Their criticism of the bill is based on its total failure to understand such principles. On the contrary, the amendments would make it easier to institutionalize a person. At present, only a psychiatrist can initiate compulsory psychiatric treatment before a court. The draft bill would make it possible for the police to do that if “a person with signs of mental disorder systematically poses a danger to himself or others”. Police officers are not trained to be competent in recognizing mental health issues, and the scope for abuse would be enormous. The authors call this “a slippery slope towards political abuse of alleged mental health issues”.
The scope for abuse would be even greater when it came to compulsory outpatient psychiatric treatment since here any Ukrainian citizen would be able to initiate such treatment if they were systematically “disturbed” by a person with a mental disability.
Whatever that may mean.

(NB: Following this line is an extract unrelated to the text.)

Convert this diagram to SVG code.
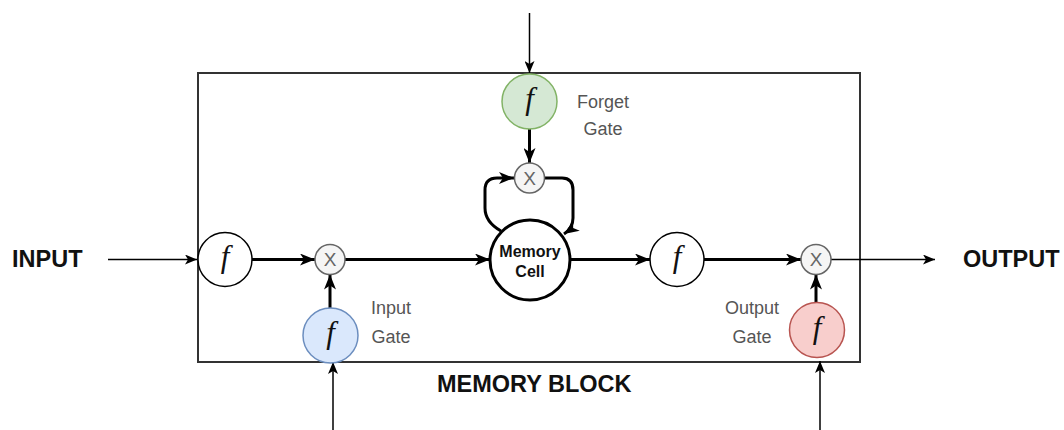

The specialists point out that a person cannot be detailed or ‘treated’ against their will just because their views or behaviour deviate from established norms, and that would be the danger of such loose powers. While some of the grounds for applying for a person to receive compulsory outpatient treatment are the same as at present, the new bill envisages that police officers or any other Ukrainian citizens would be able to initiate such a move “if the person with a mental disorder systematically disturbs the normal life of others and public order.”
There are other dangerously woolly terms. At present, compulsory outpatient psychiatric treatment can only be ordered if a qualified medical practitioner assesses there to be “a serious likelihood of immediate or imminent harm to that person or to other persons”. The new bill changes the wording here to “may pose a danger” which is far more loose and subjective. It would also enable medical practitioners without the relevant competence in psychiatry to make decisions that at present require a psychiatrist.
The specialists point out that the authors of the bill wrongly claim that their proposed amendments are needed in order to ensure that any doctor can facilitate a court order for a compulsory assessment and / or treatment in the event of an acute crisis. This is already provided for they note in Article 11 §§ 4 and 6 of the Psychiatric Care Act.
A particularly alarming provision of the bill in question is that it would make it possible for a court to decide on compulsory inpatient or outpatient psychiatric treatment in the person’s absence. This is in breach of standards of a fair trial (as per the European Convention on Human Rights) and breaches the rights of a person with mental disability as set out in Article 4 of the Convention on the Rights of Persons with Disabilities.
Human Rights in Mental Health – FGIP believe that the proposed amendments “are counter-productive and undercut ongoing efforts – the draft Mental Health Action Plan – to support persons with mental health impairments with state-of-the-art treatment”. They propose that the draft bill be replaced with regulations aimed at community-based rehabilitation of people with mental health needs.